Who is this dealer by the way, we may be able to suggest a better one amongst us. Maybe stanner has the answer.

cabby


----------



## lindybell (Jun 9, 2007)

We have looked at the exhaust pictorials at the dealers and none of them look the same. The main dealer is Bristol Street Motors in Chesterfield.

We have also tried a number of exhaust centres and they only have the same pictorials as the main dealer.

We are going to do what Stanner has suggested as I have sourced a piece of steel tube and I will cut it and bend it to suit as a temporary measure.

Thanks Cabby and Stanner for you help and advice.

Lindybell


----------



## Westkirby01 (Jan 25, 2009)

lindybell 

We had a large old hymer which needed exhaust repair. The quote was £450 for the Mercedes parts and extra for fitting. We were advised to go to a local garage that fitted stainless steel exhausts. What, we said. were not made of money. We expected in excess of the original quote. Low and behold, £280 for the whole system. Guess what we did?

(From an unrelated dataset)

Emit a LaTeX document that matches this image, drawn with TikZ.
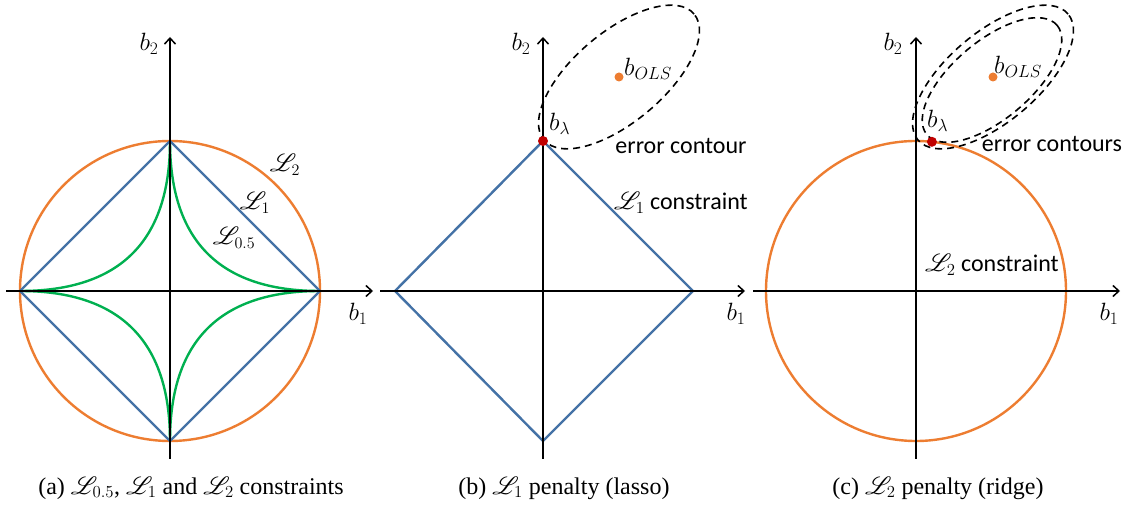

The garage only replaced the part that need to be replaced first, £130. And two years later we replaced the remainder for £150. Good eh?

Hope this helps.

Regards


----------



## Stanner (Aug 17, 2006)

Westkirby01 said:


> lindybell
> 
> We had a large old hymer which needed exhaust repair. The quote was £450 for the Mercedes parts and extra for fitting. We were advised to go to a local garage that fitted stainless steel exhausts. What, we said. were not made of money. We expected in excess of the original quote. Low and behold, £280 for the whole system. Guess what we did?
> 
> ...


Exactly my point earlier - more than that I'm actually getting a full stainless system fitted on Friday morning.


----------



## drcotts (Feb 23, 2006)

Stanner said:


> Find somewhere local that fits stainless steel exhaust systems.
> They will copy the bit you need in stainless steel tube and fit it.


I would agree and even say if you plan to keep the van for a few years get a new system made in St St complete.


----------



## lindybell (Jun 9, 2007)

Hi All

Thanks for the advice we will definitely look to do that with the st st in the near future, for the time being I have made up a tail pipe which is ok, as the other was dropping off and the rest of it looks as though it won't be lasting much longer.

We are away this weekend but when we get back next week we will look into replacing the whole system with st st just need to find somewhere local to Chesterfield area that will do it.

Lindy Bell


----------



## grumpyman (Sep 24, 2006)

On my recent MOT a middle section was blowing Garage simply purchased a section of Pipe and cut it to fit.


----------